Road Trips

The Greatest Divide

Colorado’s Loveland Pass is a superb (if slightly harrowing) Rocky Mountain high.

Words BY SAM ALVIANIPhotography by Benjamin Rasmussen



2 Apr 2024

Reading Time

5 Minutes

BEFORE THE EISENHOWER TUNNEL brought four lanes of Interstate 70 through the granite heart of the Colorado Rockies, there was Loveland Pass, a sky-grazing detour over the Continental Divide. When it opened as a wagon road in 1879, the route was a marvel: a dirt ribbon descending into a wondrous cup of a valley, surrounded by snowmelt streams, bighorn sheep on craggy ridges, and tumbling forests of spruce, fir and pine. A car first crested it in 1929, though it wasn’t paved until 1950. Today, it’s a 20-mile stretch of U.S. 6, straddling the Divide at a dizzying 11,990 feet.

One of Colorado’s highest passes, Loveland is also one of the few open year round. This time of year, reaching it from the Front Range means joining throngs of I-70 pilgrims making for ski country. West of Silver Plume—rich with buildings circa the 19th-century gold and silver rushes—U.S. 6 leaves the Clear Creek Valley near Loveland Ski Area, climbing steeply to the pass. The road is narrow as hell, without a guardrail in sight: intense driving in any season, but especially winter. A set of chains is your friend, as are state DOT travel alerts (get the invaluable COtrip app)—you don’t want to get stuck here in a whiteout. But with risks come rewards: overlook views are vast, the beauty of the surrounding peaks almost bewildering.

Loveland is the highest mountain pass in Colorado at 11,990 ft.

Don't Miss

On Silver Plume's Main Street, PLUME COFFEE BAR slings good espresso and breakfast burritos in an 1870s false-front.

Arapahoe Basin's lift-accessed, solar-powered IL RIFUGIO is the continent's highest restaurant, serving charcuterie and IPAs at 12,456 feet.
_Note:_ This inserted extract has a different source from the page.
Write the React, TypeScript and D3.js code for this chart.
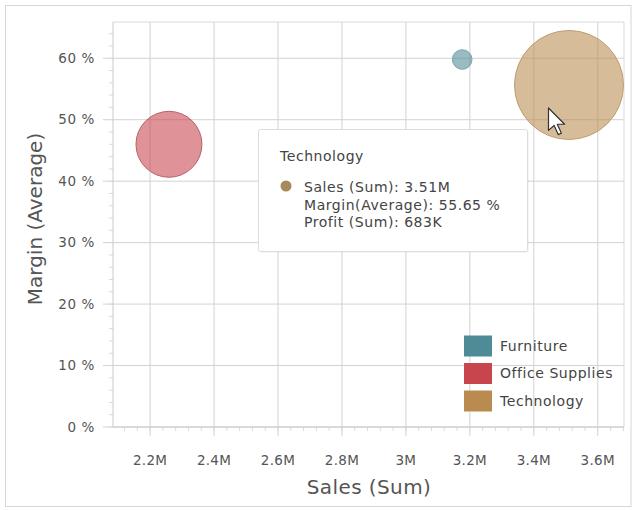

Skating's free at the KEYSTONE LAKE RINK, the rare Zamboni-groomed outdoor ice with a view.

The 1918 RICE BARN is a gambrel-roofed remnant of the stagecoach era, smack in the middle of a condo development.

In summer, ridgeline trails snake off towards neighboring Mount Sniktau and fourteeners Grays and Torreys peaks, and picnickers lounge at Pass Lake, just below the high point. The rest of the year, most drivers are headed to Arapahoe Basin and Keystone ski areas. Founded by a 10th Mountain Division vet before the road was paved, A-Basin leans into its rep as a low-frills “anti-resort” full of gnarly expert terrain. Beginner-friendly Keystone, meanwhile, is surrounded by condo-village sprawl and surprising little pockets of mining, logging and homesteading history. At either spot, the lot scene is a carnival of kids suiting up, dogs burning energy and skiers cracking après beers.

Rejoining the interstate in Silverthorne, you’re not 10 miles from where the tunnel would have spit you out. Without stops, the bypass might add an hour. But on a bluebird day, the sun glinting off the slopes, it feels removed from time entirely.

The pass stays open during the winter, drawing backcountry skiers and tourists to take in the white abyss.